Tens of thousands of children living near the Fukushima Daiichi nuclear power plant are to be given personal radiation monitors, as concern grows over the long-term health effects of exposure to radiation.
Dosimeters will be given to 34,000 children aged between four and 15 living in Fukushima city, 45 miles from the plant, after abnormally high radiation readings were recorded in the area.
The risks posed by radiation from the world's worst nuclear accident since Chernobyl have already driven 80,000 people from homes within 12 miles of the plant. Many of the child evacuees from communities that now lie empty attend schools in Fukushima, a city of 300,000 people.
Local authorities have provided monitors to schools outside the exclusion zone, but this is the first time they have been supplied to individual pupils. Data from the dosimeters will be analysed to assess the risks posed by cumulative radiation exposure.
The move, the latest concession to growing parental anger over patchy official information about the risks of radiation exposure, came as the company that operates the plant faced repeated verbal attacks at a rowdy annual shareholders' meeting in Tokyo.

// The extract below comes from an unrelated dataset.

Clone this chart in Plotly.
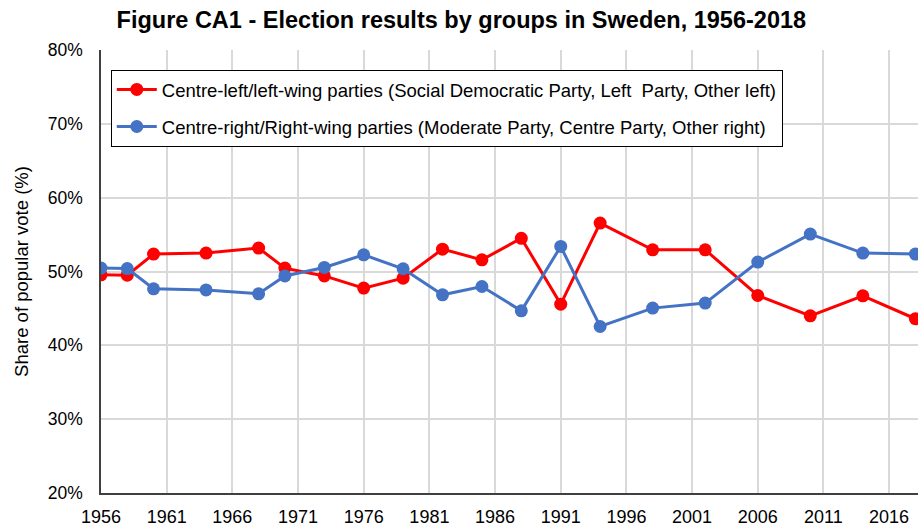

More than 9,000 investors attended the meeting, held at a hotel under heavy police guard, with many berating Tokyo Electric Power [Tepco] executives over their response to the 11 March tsunami, which crashed into the plant and knocked out vital cooling systems to reactors.
The crisis has knocked 85% off the value of Tepco shares and resulted in annual losses of $15bn (£9.4bn). The company also faces a compensation bill that could exceed $100bn, while a government plan to help fund damages claims has yet to be put to a parliamentary vote.